* _Recorded data_
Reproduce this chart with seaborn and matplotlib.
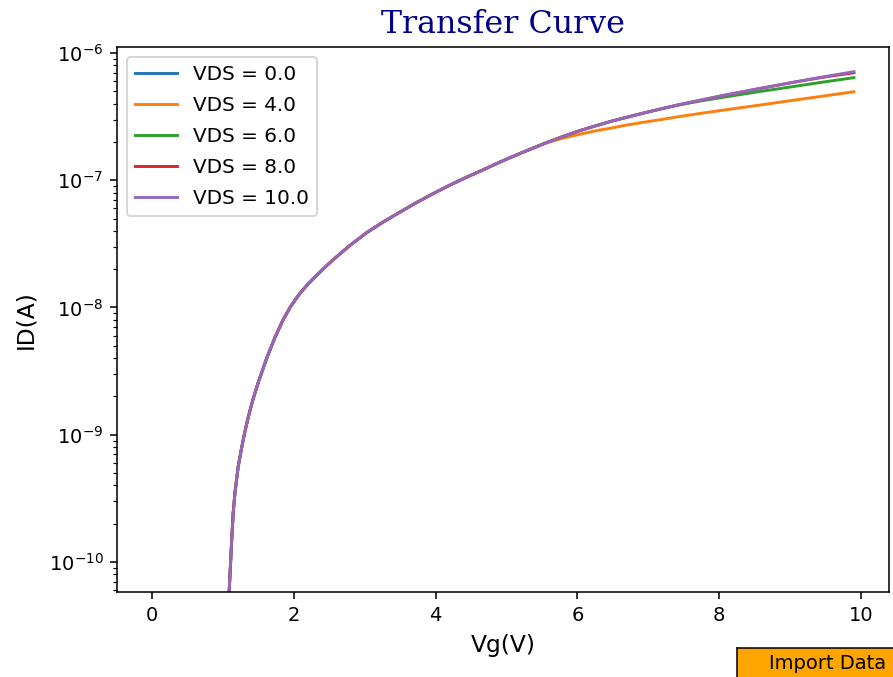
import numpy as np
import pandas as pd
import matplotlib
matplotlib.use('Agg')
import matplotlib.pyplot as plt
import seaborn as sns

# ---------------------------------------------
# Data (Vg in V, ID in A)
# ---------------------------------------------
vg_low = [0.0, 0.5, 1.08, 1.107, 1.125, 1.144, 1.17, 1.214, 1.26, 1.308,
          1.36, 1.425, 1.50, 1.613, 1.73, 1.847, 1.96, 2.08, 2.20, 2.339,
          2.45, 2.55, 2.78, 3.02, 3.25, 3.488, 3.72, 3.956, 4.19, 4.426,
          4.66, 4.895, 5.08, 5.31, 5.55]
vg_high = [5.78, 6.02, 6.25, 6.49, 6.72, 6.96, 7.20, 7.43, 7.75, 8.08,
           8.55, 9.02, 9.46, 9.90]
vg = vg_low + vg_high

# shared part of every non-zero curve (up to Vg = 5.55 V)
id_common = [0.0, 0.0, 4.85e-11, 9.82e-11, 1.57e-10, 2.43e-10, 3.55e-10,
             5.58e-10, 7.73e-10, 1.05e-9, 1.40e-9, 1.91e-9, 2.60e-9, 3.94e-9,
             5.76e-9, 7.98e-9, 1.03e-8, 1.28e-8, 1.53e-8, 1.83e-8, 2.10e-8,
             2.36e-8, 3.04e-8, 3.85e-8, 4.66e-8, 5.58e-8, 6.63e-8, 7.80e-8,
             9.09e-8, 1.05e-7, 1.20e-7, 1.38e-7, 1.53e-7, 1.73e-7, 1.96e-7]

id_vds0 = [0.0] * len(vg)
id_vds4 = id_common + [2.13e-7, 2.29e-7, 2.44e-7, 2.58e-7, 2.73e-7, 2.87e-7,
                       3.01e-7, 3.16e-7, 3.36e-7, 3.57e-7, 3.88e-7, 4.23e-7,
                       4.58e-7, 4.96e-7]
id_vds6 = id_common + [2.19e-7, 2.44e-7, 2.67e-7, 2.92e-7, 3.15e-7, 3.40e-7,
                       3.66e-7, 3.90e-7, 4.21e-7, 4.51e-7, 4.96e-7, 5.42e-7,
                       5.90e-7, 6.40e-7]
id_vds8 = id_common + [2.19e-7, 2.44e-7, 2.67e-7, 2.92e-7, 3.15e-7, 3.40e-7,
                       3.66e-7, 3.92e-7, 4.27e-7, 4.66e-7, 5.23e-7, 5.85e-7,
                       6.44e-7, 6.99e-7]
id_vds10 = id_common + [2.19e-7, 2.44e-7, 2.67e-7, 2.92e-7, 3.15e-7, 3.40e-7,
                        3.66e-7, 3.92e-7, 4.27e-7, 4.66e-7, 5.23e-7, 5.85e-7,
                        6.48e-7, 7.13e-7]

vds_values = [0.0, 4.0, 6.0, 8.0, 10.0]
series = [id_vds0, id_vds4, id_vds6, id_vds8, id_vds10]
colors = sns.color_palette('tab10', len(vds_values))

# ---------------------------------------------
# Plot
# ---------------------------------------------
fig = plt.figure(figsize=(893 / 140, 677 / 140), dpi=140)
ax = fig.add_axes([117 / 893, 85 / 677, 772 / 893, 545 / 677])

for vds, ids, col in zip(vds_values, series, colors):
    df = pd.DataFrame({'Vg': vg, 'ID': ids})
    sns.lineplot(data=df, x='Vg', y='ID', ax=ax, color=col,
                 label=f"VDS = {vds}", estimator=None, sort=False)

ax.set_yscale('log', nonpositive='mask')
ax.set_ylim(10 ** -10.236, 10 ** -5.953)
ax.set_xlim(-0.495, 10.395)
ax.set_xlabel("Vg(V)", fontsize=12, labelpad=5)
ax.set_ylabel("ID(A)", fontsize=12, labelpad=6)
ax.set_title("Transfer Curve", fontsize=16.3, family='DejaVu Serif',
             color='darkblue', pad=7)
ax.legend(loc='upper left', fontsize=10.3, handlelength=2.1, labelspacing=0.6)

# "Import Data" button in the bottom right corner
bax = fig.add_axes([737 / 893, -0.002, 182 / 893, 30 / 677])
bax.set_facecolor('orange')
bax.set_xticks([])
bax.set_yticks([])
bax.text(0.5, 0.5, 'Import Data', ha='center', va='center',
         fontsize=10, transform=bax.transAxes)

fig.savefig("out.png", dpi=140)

* _Do this_
Give the data above again in full and unchanged, skipping the pictures.

* _Solution to this exercise_
Reproduce this chart with seaborn and matplotlib.
import numpy as np
import pandas as pd
import matplotlib
matplotlib.use('Agg')
import matplotlib.pyplot as plt
import seaborn as sns

# ---------------------------------------------
# Data (Vg in V, ID in A)
# ---------------------------------------------
vg_low = [0.0, 0.5, 1.08, 1.107, 1.125, 1.144, 1.17, 1.214, 1.26, 1.308,
          1.36, 1.425, 1.50, 1.613, 1.73, 1.847, 1.96, 2.08, 2.20, 2.339,
          2.45, 2.55, 2.78, 3.02, 3.25, 3.488, 3.72, 3.956, 4.19, 4.426,
          4.66, 4.895, 5.08, 5.31, 5.55]
vg_high = [5.78, 6.02, 6.25, 6.49, 6.72, 6.96, 7.20, 7.43, 7.75, 8.08,
           8.55, 9.02, 9.46, 9.90]
vg = vg_low + vg_high

# shared part of every non-zero curve (up to Vg = 5.55 V)
id_common = [0.0, 0.0, 4.85e-11, 9.82e-11, 1.57e-10, 2.43e-10, 3.55e-10,
             5.58e-10, 7.73e-10, 1.05e-9, 1.40e-9, 1.91e-9, 2.60e-9, 3.94e-9,
             5.76e-9, 7.98e-9, 1.03e-8, 1.28e-8, 1.53e-8, 1.83e-8, 2.10e-8,
             2.36e-8, 3.04e-8, 3.85e-8, 4.66e-8, 5.58e-8, 6.63e-8, 7.80e-8,
             9.09e-8, 1.05e-7, 1.20e-7, 1.38e-7, 1.53e-7, 1.73e-7, 1.96e-7]

id_vds0 = [0.0] * len(vg)
id_vds4 = id_common + [2.13e-7, 2.29e-7, 2.44e-7, 2.58e-7, 2.73e-7, 2.87e-7,
                       3.01e-7, 3.16e-7, 3.36e-7, 3.57e-7, 3.88e-7, 4.23e-7,
                       4.58e-7, 4.96e-7]
id_vds6 = id_common + [2.19e-7, 2.44e-7, 2.67e-7, 2.92e-7, 3.15e-7, 3.40e-7,
                       3.66e-7, 3.90e-7, 4.21e-7, 4.51e-7, 4.96e-7, 5.42e-7,
                       5.90e-7, 6.40e-7]
id_vds8 = id_common + [2.19e-7, 2.44e-7, 2.67e-7, 2.92e-7, 3.15e-7, 3.40e-7,
                       3.66e-7, 3.92e-7, 4.27e-7, 4.66e-7, 5.23e-7, 5.85e-7,
                       6.44e-7, 6.99e-7]
id_vds10 = id_common + [2.19e-7, 2.44e-7, 2.67e-7, 2.92e-7, 3.15e-7, 3.40e-7,
                        3.66e-7, 3.92e-7, 4.27e-7, 4.66e-7, 5.23e-7, 5.85e-7,
                        6.48e-7, 7.13e-7]

vds_values = [0.0, 4.0, 6.0, 8.0, 10.0]
series = [id_vds0, id_vds4, id_vds6, id_vds8, id_vds10]
colors = sns.color_palette('tab10', len(vds_values))

# ---------------------------------------------
# Plot
# ---------------------------------------------
fig = plt.figure(figsize=(893 / 140, 677 / 140), dpi=140)
ax = fig.add_axes([117 / 893, 85 / 677, 772 / 893, 545 / 677])

for vds, ids, col in zip(vds_values, series, colors):
    df = pd.DataFrame({'Vg': vg, 'ID': ids})
    sns.lineplot(data=df, x='Vg', y='ID', ax=ax, color=col,
                 label=f"VDS = {vds}", estimator=None, sort=False)

ax.set_yscale('log', nonpositive='mask')
ax.set_ylim(10 ** -10.236, 10 ** -5.953)
ax.set_xlim(-0.495, 10.395)
ax.set_xlabel("Vg(V)", fontsize=12, labelpad=5)
ax.set_ylabel("ID(A)", fontsize=12, labelpad=6)
ax.set_title("Transfer Curve", fontsize=16.3, family='DejaVu Serif',
             color='darkblue', pad=7)
ax.legend(loc='upper left', fontsize=10.3, handlelength=2.1, labelspacing=0.6)

# "Import Data" button in the bottom right corner
bax = fig.add_axes([737 / 893, -0.002, 182 / 893, 30 / 677])
bax.set_facecolor('orange')
bax.set_xticks([])
bax.set_yticks([])
bax.text(0.5, 0.5, 'Import Data', ha='center', va='center',
         fontsize=10, transform=bax.transAxes)

fig.savefig("out.png", dpi=140)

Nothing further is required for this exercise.